======== DATASET EXCERPT

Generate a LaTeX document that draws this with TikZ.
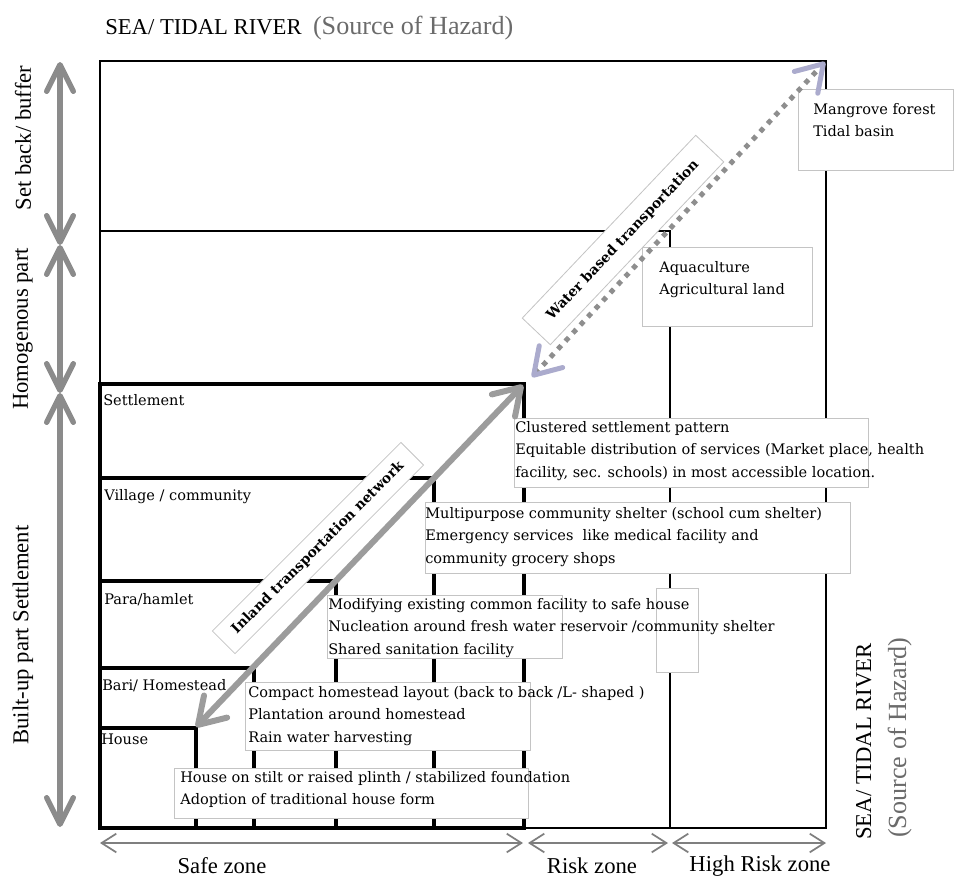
\documentclass[tikz,border=0pt]{standalone}
\usepackage{fontspec}
\setmainfont{Liberation Serif}
\newfontfamily\boxfont{DejaVu Serif}
\usetikzlibrary{arrows.meta}
\definecolor{grey1}{HTML}{8B8B8B}
\definecolor{grey2}{HTML}{7F7F7F}
\definecolor{grey3}{HTML}{9C9C9C}
\definecolor{grey4}{HTML}{8E8E8E}
\definecolor{grey5}{HTML}{C4C4C4}
\definecolor{grey6}{HTML}{6B6B6B}
\definecolor{lilac1}{HTML}{ABABCD}

\begin{document}
\begin{tikzpicture}[x=0.75pt, y=-0.75pt, align=left,
  zone/.style={line width=1.5pt},
  block/.style={line width=2.4pt},
  infobox/.style={draw=grey5, fill=white, line width=0.6pt},
  infotext/.style={anchor=north west, inner sep=0pt, font={\boxfont\fontsize{10.9}{16.9}\selectfont}},
  roadlabel/.style={draw=grey5, fill=white, line width=0.6pt, inner sep=0pt, align=center, font={\boxfont\bfseries\fontsize{10.4}{12}\selectfont}},
  heading/.style={inner sep=0pt, font={\fontsize{17}{20}\selectfont}},
  hazard/.style={text=grey6, font={\fontsize{19.6}{22}\selectfont}},
  partarrow/.style={draw=grey1, line width=4pt, {Straight Barb[length=20pt,width=20pt,round]}-{Straight Barb[length=20pt,width=20pt,round]}},
  zonearrow/.style={draw=grey2, line width=1.3pt, {Straight Barb[length=11pt,width=14pt]}-{Straight Barb[length=11pt,width=14pt]}},
  roadarrow/.style={draw=grey3, line width=4.5pt, {Straight Barb[length=19pt,width=24pt,round]}-{Straight Barb[length=19pt,width=24pt,round]}},
  waterarrow/.style={draw=grey4, line width=3.75pt, dash pattern=on 3.75pt off 4.5pt, {Straight Barb[length=19pt,width=24pt,round,color=lilac1]}-{Straight Barb[length=19pt,width=24pt,round,color=lilac1]}}]
\useasboundingbox (0,0) rectangle (955,878);

\coordinate (buffTop) at (60,62);
\coordinate (buffBot) at (60,245);
\coordinate (homBot) at (60,393);
\coordinate (builtBot) at (60,827);
\coordinate (safeL) at (100,843);
\coordinate (safeR) at (523,843);
\coordinate (riskL) at (528,843);
\coordinate (riskR) at (668,843);
\coordinate (highL) at (672,843);
\coordinate (highR) at (826,843);
\coordinate (houseC) at (196,727);
\coordinate (settleC) at (523,385);
\coordinate (waterLo) at (532,377);
\coordinate (waterHi) at (825,62);

\draw[zone] (100,61) rectangle (826,828);
\draw[zone] (100,231) rectangle (670,828);
\draw[block] (100,384) rectangle (524,828);
\draw[block] (100,478) rectangle (434,828);
\draw[block] (100,581) rectangle (336,828);
\draw[block] (100,668) rectangle (254,828);
\draw[block] (100,728) rectangle (196,828);

\draw[infobox] (798,89) rectangle (953,170);
\draw[infobox] (642,247) rectangle (812,326);
\draw[infobox] (514,418) rectangle (868,487);
\draw[infobox] (425,502) rectangle (850,573);
\draw[infobox] (327,595) rectangle (562,658);
\draw[infobox] (656,588) rectangle (698,672);
\draw[infobox] (245,682) rectangle (530,750);
\draw[infobox] (174,768) rectangle (528,818);

\node[infotext] (mangroveT) at (813,98) {\strut Mangrove forest\\Tidal basin};
\node[infotext] (aquaT) at (659,256) {\strut Aquaculture\\Agricultural land};
\node[infotext] (clusterT) at (515,416) {\strut Clustered settlement pattern\\Equitable distribution of services (Market place, health\\facility, sec. schools) in most accessible location.};
\node[infotext] (shelterT) at (425,502) {\strut Multipurpose community shelter (school cum shelter)\\Emergency services\ \ like medical facility and\\community grocery shops};
\node[infotext] (commonT) at (328,593) {\strut Modifying existing common facility to safe house\\Nucleation around fresh water reservoir /community shelter\\Shared sanitation facility};
\node[infotext] (homeT) at (248,681) {\strut Compact homestead layout (back to back /L- shaped )\\Plantation around homestead\\Rain water harvesting};
\node[infotext] (stiltT) at (180,766) {\strut House on stilt or raised plinth / stabilized foundation\\Adoption of traditional house form};

\node[infotext] (settleT) at (103,389) {\strut Settlement};
\node[infotext] (villageT) at (104,484) {\strut Village / community};
\node[infotext] (paraT) at (104,588) {\strut Para/hamlet};
\node[infotext] (bariT) at (102,674) {\strut Bari/ Homestead};
\node[infotext] (houseT) at (101,728) {\strut House};

\node[heading, anchor=base west] (seaTop) at (105,34) {SEA/ TIDAL RIVER\ \ {\color{grey6}\fontsize{19.6}{22}\selectfont(Source of Hazard)}};
\node[heading, anchor=base west, rotate=90] (seaSide) at (871,840) {SEA/ TIDAL RIVER};
\node[heading, hazard, anchor=base west, rotate=90] (hazSide) at (906,838) {(Source of Hazard)};
\node[heading, rotate=90] (buffT) at (23,138) {Set back/ buffer};
\node[heading, rotate=90] (homT) at (23,329) {Homogenous part};
\node[heading, rotate=90] (builtT) at (23,635) {Built-up part Settlement};
\node[heading] (safeT) at (222,866) {Safe zone};
\node[heading] (riskT) at (592,866) {Risk zone};
\node[heading] (highT) at (760,866) {High Risk zone};

\node[roadlabel, rotate=45, minimum width=200pt, minimum height=24pt] (inlandT) at (318,548) {Inland transportation network};
\node[roadlabel, rotate=46.5, minimum width=189pt, minimum height=29pt] (waterT) at (623,240) {Water based transportation};

\draw[partarrow] (buffTop) -- (buffBot);
\draw[partarrow] (buffBot) -- (homBot);
\draw[partarrow] (homBot) -- (builtBot);
\draw[zonearrow] (safeL) -- (safeR);
\draw[zonearrow] (riskL) -- (riskR);
\draw[zonearrow] (highL) -- (highR);
\draw[roadarrow] (houseC) -- (settleC);
\draw[waterarrow] (waterLo) -- (waterHi);
\end{tikzpicture}
\end{document}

================

**WRITTEN PROBLEM**
Take the listing above and restate it word for word, without its pictures.

**ANSWER TO THIS EXERCISE**
Generate a LaTeX document that draws this with TikZ.
\documentclass[tikz,border=0pt]{standalone}
\usepackage{fontspec}
\setmainfont{Liberation Serif}
\newfontfamily\boxfont{DejaVu Serif}
\usetikzlibrary{arrows.meta}
\definecolor{grey1}{HTML}{8B8B8B}
\definecolor{grey2}{HTML}{7F7F7F}
\definecolor{grey3}{HTML}{9C9C9C}
\definecolor{grey4}{HTML}{8E8E8E}
\definecolor{grey5}{HTML}{C4C4C4}
\definecolor{grey6}{HTML}{6B6B6B}
\definecolor{lilac1}{HTML}{ABABCD}

\begin{document}
\begin{tikzpicture}[x=0.75pt, y=-0.75pt, align=left,
  zone/.style={line width=1.5pt},
  block/.style={line width=2.4pt},
  infobox/.style={draw=grey5, fill=white, line width=0.6pt},
  infotext/.style={anchor=north west, inner sep=0pt, font={\boxfont\fontsize{10.9}{16.9}\selectfont}},
  roadlabel/.style={draw=grey5, fill=white, line width=0.6pt, inner sep=0pt, align=center, font={\boxfont\bfseries\fontsize{10.4}{12}\selectfont}},
  heading/.style={inner sep=0pt, font={\fontsize{17}{20}\selectfont}},
  hazard/.style={text=grey6, font={\fontsize{19.6}{22}\selectfont}},
  partarrow/.style={draw=grey1, line width=4pt, {Straight Barb[length=20pt,width=20pt,round]}-{Straight Barb[length=20pt,width=20pt,round]}},
  zonearrow/.style={draw=grey2, line width=1.3pt, {Straight Barb[length=11pt,width=14pt]}-{Straight Barb[length=11pt,width=14pt]}},
  roadarrow/.style={draw=grey3, line width=4.5pt, {Straight Barb[length=19pt,width=24pt,round]}-{Straight Barb[length=19pt,width=24pt,round]}},
  waterarrow/.style={draw=grey4, line width=3.75pt, dash pattern=on 3.75pt off 4.5pt, {Straight Barb[length=19pt,width=24pt,round,color=lilac1]}-{Straight Barb[length=19pt,width=24pt,round,color=lilac1]}}]
\useasboundingbox (0,0) rectangle (955,878);

\coordinate (buffTop) at (60,62);
\coordinate (buffBot) at (60,245);
\coordinate (homBot) at (60,393);
\coordinate (builtBot) at (60,827);
\coordinate (safeL) at (100,843);
\coordinate (safeR) at (523,843);
\coordinate (riskL) at (528,843);
\coordinate (riskR) at (668,843);
\coordinate (highL) at (672,843);
\coordinate (highR) at (826,843);
\coordinate (houseC) at (196,727);
\coordinate (settleC) at (523,385);
\coordinate (waterLo) at (532,377);
\coordinate (waterHi) at (825,62);

\draw[zone] (100,61) rectangle (826,828);
\draw[zone] (100,231) rectangle (670,828);
\draw[block] (100,384) rectangle (524,828);
\draw[block] (100,478) rectangle (434,828);
\draw[block] (100,581) rectangle (336,828);
\draw[block] (100,668) rectangle (254,828);
\draw[block] (100,728) rectangle (196,828);

\draw[infobox] (798,89) rectangle (953,170);
\draw[infobox] (642,247) rectangle (812,326);
\draw[infobox] (514,418) rectangle (868,487);
\draw[infobox] (425,502) rectangle (850,573);
\draw[infobox] (327,595) rectangle (562,658);
\draw[infobox] (656,588) rectangle (698,672);
\draw[infobox] (245,682) rectangle (530,750);
\draw[infobox] (174,768) rectangle (528,818);

\node[infotext] (mangroveT) at (813,98) {\strut Mangrove forest\\Tidal basin};
\node[infotext] (aquaT) at (659,256) {\strut Aquaculture\\Agricultural land};
\node[infotext] (clusterT) at (515,416) {\strut Clustered settlement pattern\\Equitable distribution of services (Market place, health\\facility, sec. schools) in most accessible location.};
\node[infotext] (shelterT) at (425,502) {\strut Multipurpose community shelter (school cum shelter)\\Emergency services\ \ like medical facility and\\community grocery shops};
\node[infotext] (commonT) at (328,593) {\strut Modifying existing common facility to safe house\\Nucleation around fresh water reservoir /community shelter\\Shared sanitation facility};
\node[infotext] (homeT) at (248,681) {\strut Compact homestead layout (back to back /L- shaped )\\Plantation around homestead\\Rain water harvesting};
\node[infotext] (stiltT) at (180,766) {\strut House on stilt or raised plinth / stabilized foundation\\Adoption of traditional house form};

\node[infotext] (settleT) at (103,389) {\strut Settlement};
\node[infotext] (villageT) at (104,484) {\strut Village / community};
\node[infotext] (paraT) at (104,588) {\strut Para/hamlet};
\node[infotext] (bariT) at (102,674) {\strut Bari/ Homestead};
\node[infotext] (houseT) at (101,728) {\strut House};

\node[heading, anchor=base west] (seaTop) at (105,34) {SEA/ TIDAL RIVER\ \ {\color{grey6}\fontsize{19.6}{22}\selectfont(Source of Hazard)}};
\node[heading, anchor=base west, rotate=90] (seaSide) at (871,840) {SEA/ TIDAL RIVER};
\node[heading, hazard, anchor=base west, rotate=90] (hazSide) at (906,838) {(Source of Hazard)};
\node[heading, rotate=90] (buffT) at (23,138) {Set back/ buffer};
\node[heading, rotate=90] (homT) at (23,329) {Homogenous part};
\node[heading, rotate=90] (builtT) at (23,635) {Built-up part Settlement};
\node[heading] (safeT) at (222,866) {Safe zone};
\node[heading] (riskT) at (592,866) {Risk zone};
\node[heading] (highT) at (760,866) {High Risk zone};

\node[roadlabel, rotate=45, minimum width=200pt, minimum height=24pt] (inlandT) at (318,548) {Inland transportation network};
\node[roadlabel, rotate=46.5, minimum width=189pt, minimum height=29pt] (waterT) at (623,240) {Water based transportation};

\draw[partarrow] (buffTop) -- (buffBot);
\draw[partarrow] (buffBot) -- (homBot);
\draw[partarrow] (homBot) -- (builtBot);
\draw[zonearrow] (safeL) -- (safeR);
\draw[zonearrow] (riskL) -- (riskR);
\draw[zonearrow] (highL) -- (highR);
\draw[roadarrow] (houseC) -- (settleC);
\draw[waterarrow] (waterLo) -- (waterHi);
\end{tikzpicture}
\end{document}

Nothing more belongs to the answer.